When alpha < 1 and/or beta < 1, more values will be generated near 0 and 1 than near the mean. As alpha or beta gets closer and closer to zero, it becomes more and more unlikely that values away from 0 and 1 will be generated.

The Beta distribution is extremely popular in some fields of (social) science, and so it is no surprise that the standard library has an implementation in the random module, the function betavariate(alpha, beta).

The problem I proposed with filling rooms in a dungeon with monsters could be solved with code as simple as the following:

# A dungeon has ten rooms, with up to 50 monsters in each.
# We want most rooms to have a large number of monsters in
# them, or be almost empty.
r.seed(107)
monsters_in_rooms = list()
for i in xrange(0, 10):
	monsters_in_rooms.append(int(r.betavariate(0.1, 0.1) * 50))
print monsters_in_rooms
## [0, 49, 45, 49, 5, 49, 0, 48, 0, 25]

Notice that since betavariate() returns values between 0 and 1, I simply multiplied by the number I actually wanted.
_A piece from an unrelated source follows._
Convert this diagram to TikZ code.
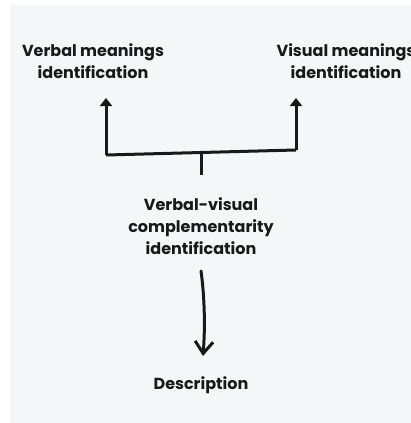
\documentclass[tikz,border=0pt]{standalone}
\usepackage{fontspec}
\setmainfont{Poppins}
\usetikzlibrary{arrows.meta}
\definecolor{bgrey}{HTML}{F5F6F8}
\tikzset{lbl/.style={align=center,font=\bfseries\fontsize{16}{22}\selectfont,text=black!90},
  ln/.style={line width=3pt,black!90}}
\begin{document}
\begin{tikzpicture}[x=1pt,y=-1pt]
\useasboundingbox (0,0) rectangle (411,423);
\fill[white] (0,0) rectangle (411,423);
\fill[bgrey] (10,5) rectangle (411,423);

\node[lbl] (verbal) at (93,61) {Verbal meanings\\identification};
\node[lbl] (visual) at (346,61) {Visual meanings\\identification};
\node[lbl] (comp) at (201,226) {Verbal-visual\\complementarity\\identification};
\node[lbl] (desc) at (201,385) {Description};

\coordinate (l) at (106,155);
\coordinate (r) at (296,150);
\coordinate (m) at (201,153);
\draw[ln,-{Triangle[width=12pt,length=8pt]}] (l) -- (106,98);
\draw[ln,-{Triangle[width=12pt,length=8pt]}] (r) -- (296,98);
\draw[ln] (l) -- (r);
\draw[ln] (m) -- (201,175);
\draw[ln,line cap=round,-{Straight Barb[width=18pt,length=12pt,line width=3pt]}] (201,271) .. controls (205,300) and (205,330) .. (203,356);
\end{tikzpicture}
\end{document}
The parameters are alpha = beta = 0.1.

To get more monsters with 4000-4250 health than 4250-5000 health, try:

# Monsters have an average of 4500 health. With alpha = 1
# and beta = 3, the betavariate() will return values with
# a mean of 0.25. So we multiply by 1000, and add 4000.
r.seed(105)
health_list = list()
for i in xrange(0, 15):
	health_list.append(int(r.betavariate(1, 3) * 1000) + 4000)
print health
## [4054, 4023, 4430, 4172, 4415, 4253, 4045, 4135, 4056, 4035, 4005, 4172, 4072, 4296, 4395]
print sum(health) / 15
## 4170

If you wanted values closer to 4250 itself, simply increase alpha and beta without changing their ratio.

And finally, to get something like the normal distribution solution we had earlier, try:

# Monsters have an average of 4500 health, with a range of
# 4000-5000. So we multiply by 1000, and add 4000.
r.seed(115)
health_list = list()
for i in xrange(0, 10):
	health_list.append(int(r.betavariate(3, 3) * 1000) + 4000)
print health_list
## [4194, 4571, 4162, 4334, 4564, 4551, 4324, 4363, 4450, 4193]
print sum(health_list) / 15
## 4370

In a future post I will show how to use the Dirichlet distribution to solve another kind problem that shows up in procedural content generation.